Clickbait is a curiosity gap with a fraudulent contract. It creates the feeling that something valuable or surprising awaits, and then delivers content that does not justify the tease. A genuine curiosity gap opens a specific, resolvable question and delivers a payoff proportionate to the promise. The practical test is whether the audience feels well-served after clicking. If they feel misled, you built clickbait. If they feel rewarded, you used the mechanism honestly.
Where does the curiosity gap work best in marketing?
Email subject lines are the most documented and reliable application, because the gap has to be opened in a short character count, which forces precision. Content headlines are the next most common use. Social media works but requires the gap to be strong enough to overcome the friction of leaving the platform. Paid display is the channel where curiosity gaps are most often misapplied, because the gap and the landing experience are frequently disconnected, which wastes spend and erodes trust.
How do you write a curiosity gap that converts rather than just generates clicks?
Start with the substance, not the hook. Find the genuinely interesting or counterintuitive element in your content first, then build the gap around that specific finding. Make the gap concrete rather than vague: name the tension, the number, or the unexpected angle rather than promising something unspecified. Match the size of the tease to the size of the payoff, and measure scroll depth and downstream conversion, not just click-through rate, to understand whether the full mechanism is working.
Can the curiosity gap stop working if it is overused?
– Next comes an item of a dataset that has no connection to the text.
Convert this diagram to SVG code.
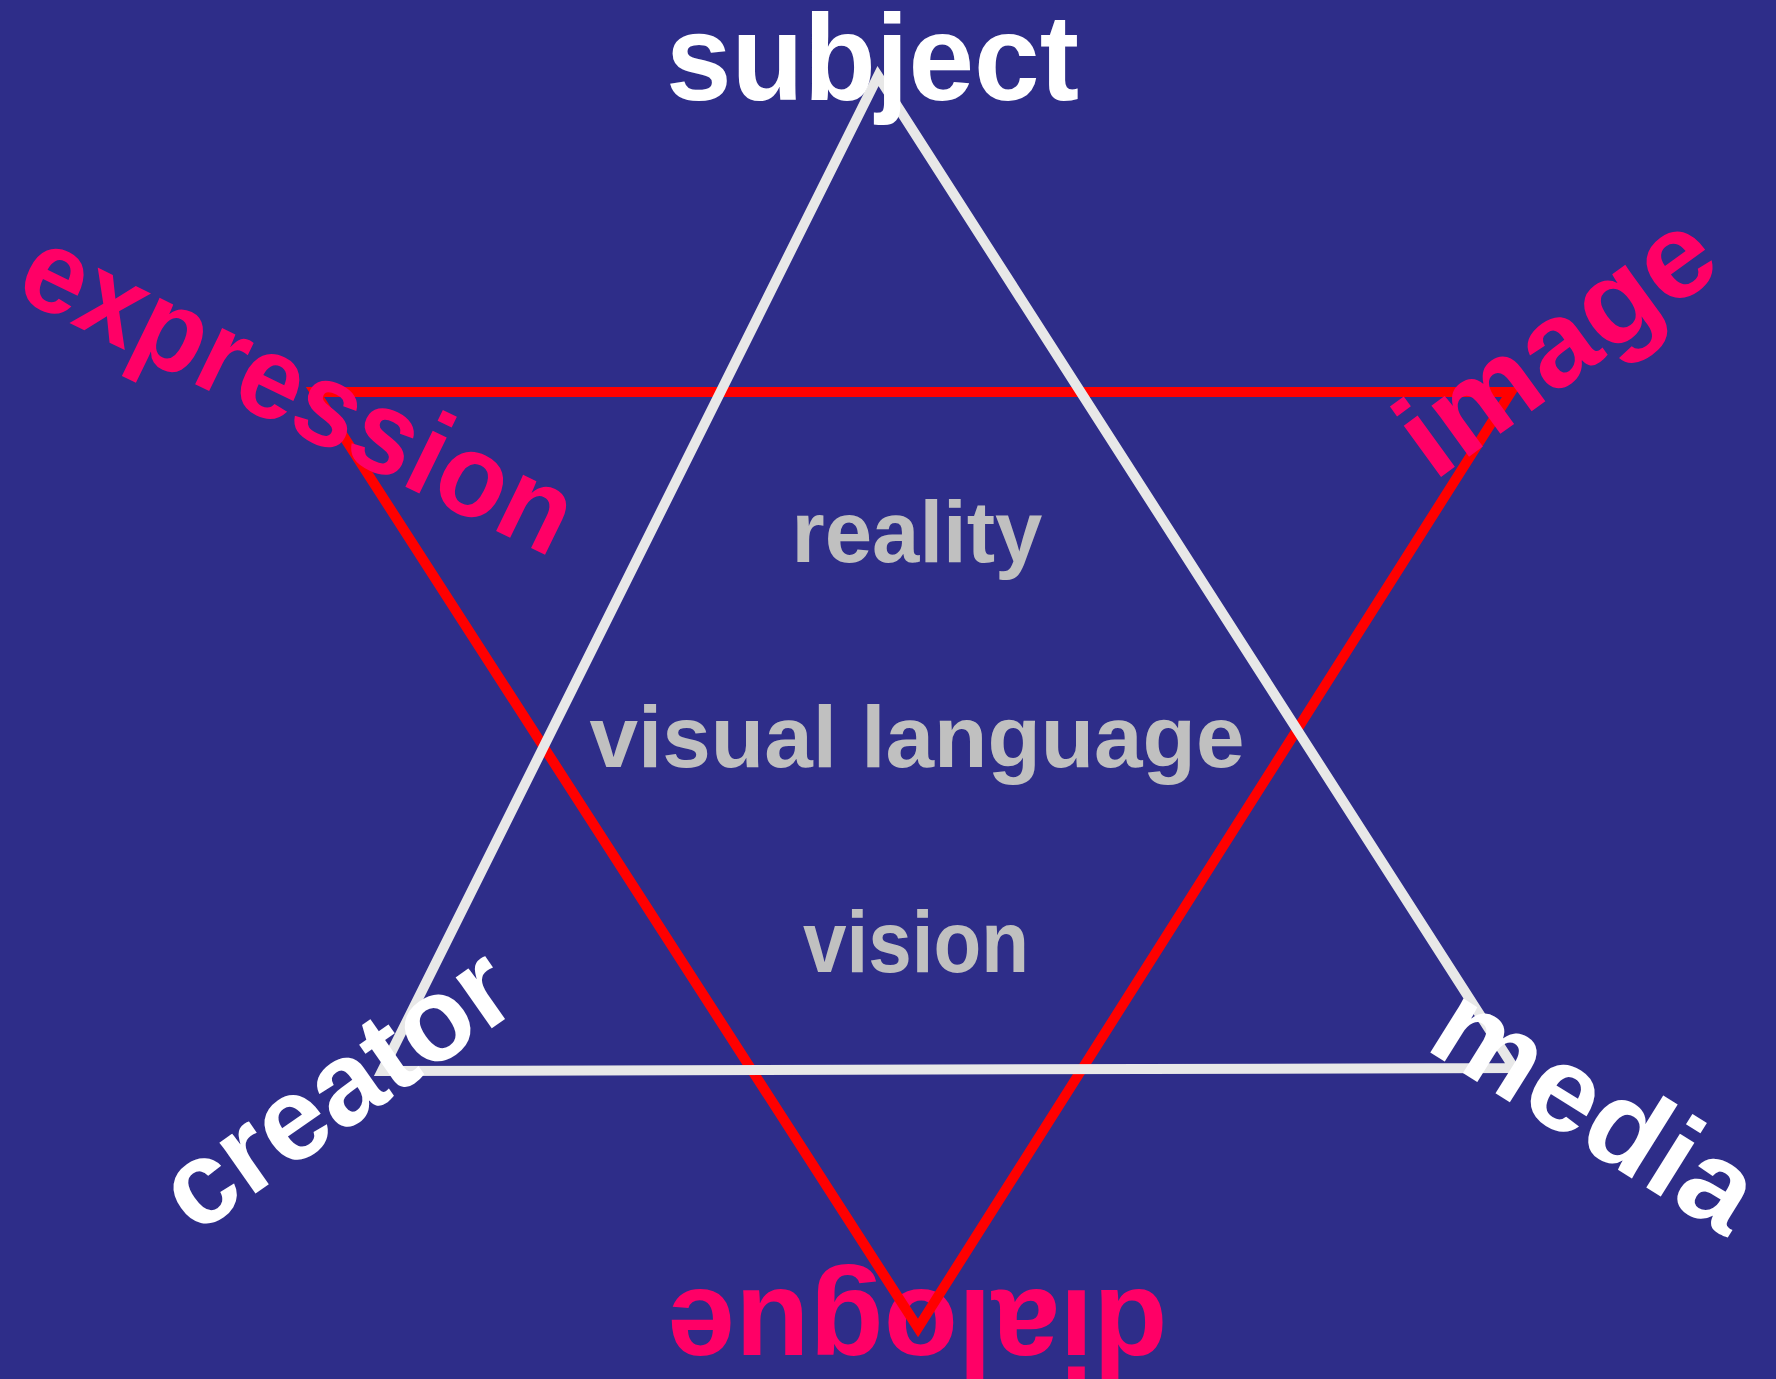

Yes. When a structural pattern becomes the default across a category, audiences learn to recognise and discount it. The “number one mistake you are making” format in content marketing is a clear example: it worked until it became ubiquitous, and then it became a signal that the content was probably generic. The mechanism itself does not stop working, but any specific execution of it has a shelf life. Effective use of the curiosity gap requires varying the form while maintaining the underlying principle of opening a specific, resolvable information deficit.